Saturday, May 4, 2013

#32. Cherry Phyllo Rolls


This recipe comes from the website yummly.com. I bought a 4-pound bag of frozen organic cherries at Costco one day, thinking I'd make a pie. When I was putting them in the freezer, I saw I still had a roll of frozen phyllo leftover from making spinach pastries. I googled "cherries phyllo dough" and up popped this recipe.

This is an EXCELLENT dessert. It's delicious, relatively easy to make, relatively inexpensive, super fancy-looking, and not too unhealthy as desserts go. I've linked to the recipe above, but I'll also write it below the way I made it.

INGREDIENTS

1/4 c sliced almonds (1/2 c if measuring whole almonds)
1/4 c sugar, plus 2 tbsp (or less, if cherries are sweet)
40 pitted, quartered cherries (this was only a tiny fraction of the 4-pound bag)
a roll of phyllo dough (I still don't understand what they mean by "four sheets" when it's phyllo--a million sheets)
4 tbsp (half stick) butter

If using frozen cherries, set them out to thaw first (it takes about 1/2 hour).
Preheat oven to 375.
Chop the almonds and toast them lightly in a dry skillet, then stir them into the 1/4 c sugar. Or, if you have a food processor, just toast whole almonds and then grind them along with the sugar.
Quarter the cherries and mix in sugar to taste (I only added a sprinkle.)
Unroll the phyllo onto some baking parchment. Melt the butter and brush it between every few layers, a tablespoon at a time, and evenly sprinkle on 1/4 of the almond sugar before you lay down the next set of layers. You should do this to three layers, spaced evenly through the roll of dough, but not to the top layer. (A tip: if you don't have a pastry brush, only partially melt the butter, then spear the floating butter chunk on a fork and use it to rub the melted butter onto the phyllo. The chunk will melt gradually too as you go along.)
Cut the phyllo into 8 rectangles, two going the narrow way, 4 going the long way.
Arrange the cherries evenly on the rectangles, and roll them up, setting them "seam side down."
Use the last of the butter and almond sugar to coat the tops of the pastries.
Slide a baking sheet under the parchment (if you haven't done so already).
"Bake until golden brown, 15 to 20 minutes." I found it took just over 20 minutes.
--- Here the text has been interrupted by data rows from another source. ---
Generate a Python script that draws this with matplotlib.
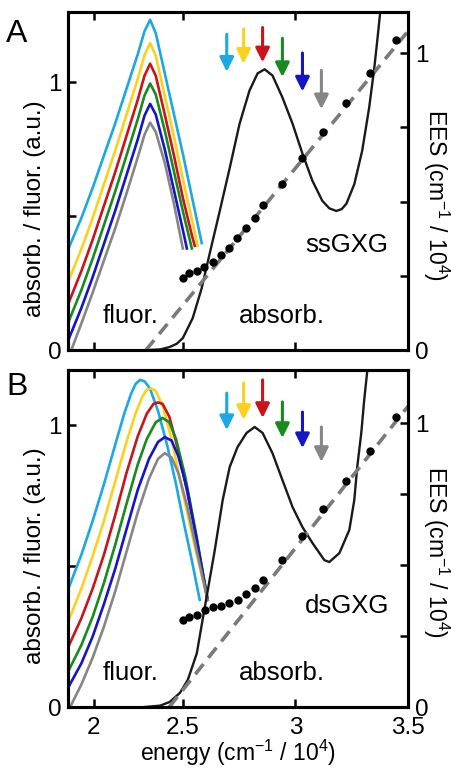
import matplotlib
matplotlib.use('Agg')
import matplotlib.pyplot as plt

plt.rcParams['font.family'] = ['Liberation Sans', 'DejaVu Sans']
plt.rcParams['mathtext.fontset'] = 'custom'
plt.rcParams['mathtext.rm'] = 'Liberation Sans'
plt.rcParams['mathtext.it'] = 'Liberation Sans:italic'

# excitation colours, in the order of the arrows (low -> high excitation energy)
series_colors = ['#1ba8e4', '#fbd11c', '#c8141a', '#198a1e', '#1515c8', '#868686']

# ---------------- panel A : ssGXG ----------------
fluorA_E = [
    [1.99, 2.05, 2.10, 2.15, 2.20, 2.25, 2.30, 2.33, 2.355, 2.38, 2.42, 2.46, 2.50, 2.54, 2.584],
    [1.99, 2.05, 2.10, 2.15, 2.20, 2.25, 2.30, 2.33, 2.355, 2.38, 2.42, 2.46, 2.50, 2.54, 2.566],
    [1.99, 2.05, 2.10, 2.15, 2.20, 2.25, 2.30, 2.33, 2.355, 2.38, 2.42, 2.46, 2.50, 2.54, 2.553],
    [1.99, 2.05, 2.10, 2.15, 2.20, 2.25, 2.30, 2.33, 2.355, 2.38, 2.42, 2.46, 2.50, 2.54],
    [1.99, 2.05, 2.10, 2.15, 2.20, 2.25, 2.30, 2.33, 2.355, 2.38, 2.42, 2.46, 2.50, 2.518],
    [2.005, 2.05, 2.10, 2.15, 2.20, 2.25, 2.30, 2.33, 2.355, 2.38, 2.42, 2.46, 2.50],
]
fluorA_I = [
    [0.374, 0.494, 0.606, 0.727, 0.847, 0.976, 1.105, 1.191, 1.234, 1.184, 1.034, 0.884, 0.734, 0.575, 0.40],
    [0.253, 0.378, 0.494, 0.620, 0.745, 0.879, 1.013, 1.102, 1.147, 1.100, 0.950, 0.800, 0.640, 0.490, 0.39],
    [0.170, 0.296, 0.413, 0.539, 0.665, 0.800, 0.935, 1.025, 1.070, 1.025, 0.880, 0.730, 0.570, 0.430, 0.39],
    [0.100, 0.225, 0.342, 0.467, 0.593, 0.727, 0.862, 0.951, 0.996, 0.955, 0.820, 0.670, 0.520, 0.380],
    [0.034, 0.158, 0.273, 0.397, 0.521, 0.654, 0.787, 0.876, 0.920, 0.880, 0.750, 0.600, 0.450, 0.380],
    [0.000, 0.100, 0.215, 0.335, 0.455, 0.585, 0.720, 0.805, 0.850, 0.815, 0.700, 0.550, 0.380],
]
absA_E = [2.33, 2.40, 2.442, 2.473, 2.50, 2.544, 2.584, 2.619, 2.664, 2.708, 2.752, 2.796,
          2.832, 2.863, 2.898, 2.942, 2.987, 3.031, 3.075, 3.119, 3.150, 3.181, 3.205,
          3.226, 3.261, 3.296, 3.327, 3.350, 3.363, 3.376]
absA_I = [0.0, 0.003, 0.012, 0.024, 0.045, 0.12, 0.232, 0.36, 0.52, 0.68, 0.846, 0.97,
          1.034, 1.049, 1.026, 0.944, 0.846, 0.734, 0.633, 0.558, 0.530, 0.520, 0.527,
          0.547, 0.62, 0.745, 0.906, 1.056, 1.157, 1.262]
eesA_E = [2.50, 2.527, 2.562, 2.593, 2.633, 2.668, 2.704, 2.739, 2.779, 2.819, 2.858,
          2.942, 3.031, 3.124, 3.226, 3.332, 3.447]
eesA_V = [0.242, 0.259, 0.266, 0.279, 0.296, 0.320, 0.343, 0.377, 0.411, 0.444, 0.488,
          0.559, 0.646, 0.734, 0.832, 0.933, 1.044]
fitA_E = [2.336, 3.50]
fitA_V = [0.0, 1.074]
arrowA_tail = [1.18, 1.20, 1.205, 1.165, 1.11, 1.045]
arrowA_tip = [1.04, 1.07, 1.075, 1.02, 0.966, 0.90]

# ---------------- panel B : dsGXG ----------------
fluorB_E = [
    [1.99, 2.05, 2.10, 2.15, 2.20, 2.24, 2.27, 2.29, 2.31, 2.33, 2.354, 2.39, 2.43, 2.47, 2.50, 2.54, 2.575],
    [1.99, 2.05, 2.10, 2.15, 2.20, 2.25, 2.29, 2.32, 2.34, 2.36, 2.38, 2.41, 2.45, 2.50, 2.55, 2.61],
    [1.99, 2.05, 2.10, 2.15, 2.20, 2.25, 2.30, 2.34, 2.37, 2.39, 2.41, 2.44, 2.48, 2.52, 2.56, 2.61],
    [1.99, 2.05, 2.10, 2.15, 2.20, 2.25, 2.30, 2.34, 2.38, 2.41, 2.44, 2.47, 2.51, 2.56, 2.61],
    [1.99, 2.05, 2.10, 2.15, 2.20, 2.25, 2.30, 2.35, 2.39, 2.42, 2.45, 2.48, 2.52, 2.56, 2.61],
    [2.00, 2.05, 2.10, 2.15, 2.20, 2.25, 2.30, 2.35, 2.39, 2.42, 2.45, 2.48, 2.52, 2.56, 2.61],
]
fluorB_I = [
    [0.415, 0.54, 0.66, 0.79, 0.93, 1.04, 1.11, 1.145, 1.16, 1.155, 1.13, 1.05, 0.93, 0.79, 0.67, 0.52, 0.38],
    [0.30, 0.42, 0.535, 0.66, 0.80, 0.94, 1.04, 1.10, 1.125, 1.13, 1.12, 1.07, 0.95, 0.76, 0.58, 0.38],
    [0.21, 0.315, 0.42, 0.54, 0.68, 0.83, 0.96, 1.04, 1.075, 1.08, 1.075, 1.03, 0.91, 0.76, 0.60, 0.38],
    [0.124, 0.22, 0.32, 0.44, 0.575, 0.72, 0.86, 0.95, 1.01, 1.025, 1.01, 0.95, 0.82, 0.61, 0.38],
    [0.067, 0.155, 0.25, 0.365, 0.49, 0.63, 0.77, 0.88, 0.94, 0.957, 0.945, 0.89, 0.77, 0.60, 0.38],
    [0.0, 0.08, 0.175, 0.285, 0.41, 0.55, 0.69, 0.81, 0.88, 0.90, 0.885, 0.83, 0.71, 0.56, 0.38],
]
absB_E = [2.33, 2.40, 2.442, 2.487, 2.522, 2.562, 2.588, 2.611, 2.642, 2.677, 2.708, 2.743,
          2.783, 2.819, 2.854, 2.898, 2.942, 2.987, 3.031, 3.075, 3.128, 3.150, 3.195,
          3.239, 3.261, 3.274, 3.292, 3.305, 3.319]
absB_I = [0.0, 0.005, 0.018, 0.05, 0.096, 0.19, 0.31, 0.415, 0.557, 0.734, 0.851, 0.922,
          0.972, 0.993, 0.972, 0.90, 0.805, 0.709, 0.638, 0.582, 0.521, 0.514, 0.546,
          0.628, 0.734, 0.851, 0.972, 1.089, 1.195]
eesB_E = [2.50, 2.527, 2.562, 2.597, 2.633, 2.668, 2.704, 2.743, 2.779, 2.819, 2.858,
          2.942, 3.031, 3.124, 3.226, 3.332, 3.447]
eesB_V = [0.306, 0.317, 0.324, 0.342, 0.352, 0.356, 0.366, 0.377, 0.398, 0.419, 0.447,
          0.518, 0.602, 0.697, 0.796, 0.901, 1.021]
fitB_E = [2.44, 3.50]
fitB_V = [0.0, 1.06]
arrowB_tail = [1.113, 1.149, 1.16, 1.082, 1.046, 0.993]
arrowB_tip = [0.982, 1.018, 1.025, 0.954, 0.918, 0.869]

# excitation energies marked by the arrows
arrow_E = [2.695, 2.770, 2.854, 2.942, 3.031, 3.115]

# axis ticks
x_ticks = [2.105, 2.5, 3.0, 3.5]
x_ticklabels = ['2', '2.5', '3', '3.5']
xlim = (1.991, 3.496)

FS = 17.5
ees_label = 'EES (cm$^{-1}$ / 10$^{4}$)'


def draw_panel(ax, fl_E, fl_I, ab_E, ab_I, ees_E, ees_V, fit_E, fit_V,
               a_tail, a_tip, ylim_l, ylim_r, name, name_y, letter, letter_y,
               ylab_y, show_xlabels):
    for E, I, c in zip(fl_E, fl_I, series_colors):
        ax.plot(E, I, color=c, lw=1.9, solid_joinstyle='round', zorder=3)
    ax.plot(ab_E, ab_I, color='#1a1a1a', lw=1.7, solid_joinstyle='round', zorder=4)
    for E, t0, t1, c in zip(arrow_E, a_tail, a_tip, series_colors):
        ax.annotate('', xy=(E, t1), xytext=(E, t0),
                    arrowprops=dict(arrowstyle='-|>,head_length=0.85,head_width=0.42',
                                    mutation_scale=10, lw=2.2, color=c,
                                    shrinkA=0, shrinkB=0), zorder=5)
    ax.set_xlim(*xlim)
    ax.set_ylim(*ylim_l)
    ax.set_xticks(x_ticks)
    if show_xlabels:
        ax.set_xticklabels(x_ticklabels)
    else:
        ax.set_xticklabels([])
    ax.set_yticks([0, 0.5, 1])
    ax.set_yticklabels(['0', '', '1'])
    ax.tick_params(direction='in', length=6, width=1.8, labelsize=FS,
                   top=True, pad=5)
    ax.tick_params(axis='x', pad=7)
    for s in ax.spines.values():
        s.set_linewidth(2.2)
    ax.set_ylabel('absorb. / fluor. (a.u.)', fontsize=FS, va='center')
    ax.yaxis.set_label_coords(-0.097, ylab_y)

    tw = ax.twinx()
    tw.plot(fit_E, fit_V, color='#7a7a7a', lw=2.6, dashes=(3.6, 2.2), zorder=2)
    tw.plot(ees_E, ees_V, 'o', color='black', ms=5, zorder=3)
    tw.set_ylim(*ylim_r)
    tw.set_yticks([0, 0.25, 0.5, 0.75, 1])
    tw.set_yticklabels(['0', '', '', '', '1'])
    tw.tick_params(direction='in', length=6, width=1.8, labelsize=FS, pad=5)
    for s in tw.spines.values():
        s.set_linewidth(2.2)
    tw.set_ylabel(ees_label, fontsize=16.5, rotation=270, va='center', ha='center')
    tw.yaxis.set_label_coords(1.083, 0.46)

    ax.text(0.82, name_y, name, transform=ax.transAxes,
            fontsize=FS + 1, ha='center', va='center')
    ax.text(0.63, 0.10, 'absorb.', transform=ax.transAxes,
            fontsize=FS + 1, ha='center', va='center')
    ax.text(0.185, 0.10, 'fluor.', transform=ax.transAxes,
            fontsize=FS + 1, ha='center', va='center')
    ax.text(-0.15, letter_y, letter, transform=ax.transAxes,
            fontsize=23, ha='center', va='center')


fig = plt.figure(figsize=(4.51, 7.68), dpi=100)
axA = fig.add_axes([0.151, 0.544, 0.754, 0.44])
axB = fig.add_axes([0.151, 0.0794, 0.754, 0.4388])

draw_panel(axA, fluorA_E, fluorA_I, absA_E, absA_I, eesA_E, eesA_V, fitA_E, fitA_V,
           arrowA_tail, arrowA_tip, (0, 1.262), (0, 1.137), 'ssGXG', 0.31, 'A', 0.935,
           0.42, False)
draw_panel(axB, fluorB_E, fluorB_I, absB_E, absB_I, eesB_E, eesB_V, fitB_E, fitB_V,
           arrowB_tail, arrowB_tip, (0, 1.195), (0, 1.187), 'dsGXG', 0.30, 'B', 0.95,
           0.45, True)
fig.text(0.151 + 0.754 / 2, 0.009, 'energy (cm$^{-1}$ / 10$^{4}$)',
         fontsize=16.5, ha='center', va='baseline')

fig.savefig('out.png', dpi=100)
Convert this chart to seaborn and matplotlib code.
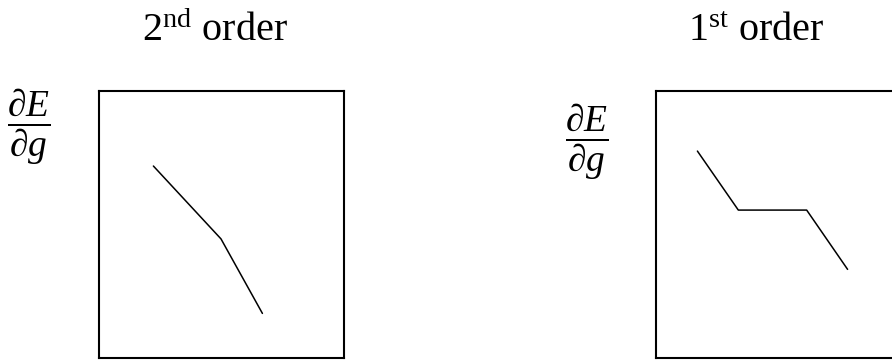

If you have leftover or flaked-off sheets of phyllo, crumple them, drizzle on some butter, and sprinkle a little almond sugar on top. These get crispy about 2/3 of the way through baking, and you can have a little snack while you wait for the cherry pastries to cook! That's what the extra bits here are:


Another angle:


And served up for my mom with apple cinnamon chamomile herbal tea (an excellent pairing):


I made these on a cold day when my mom came to visit the puppies. She liked the cherry pastries so much that I gave her two hot ones wrapped in foil to take home. She said she ate one of them later that day, and then only gave my dad half of the other one! I know the ones I kept didn't last more than 24 hours. Even my roommate, who doesn't like nuts, wished she'd asked for more before they were all gone.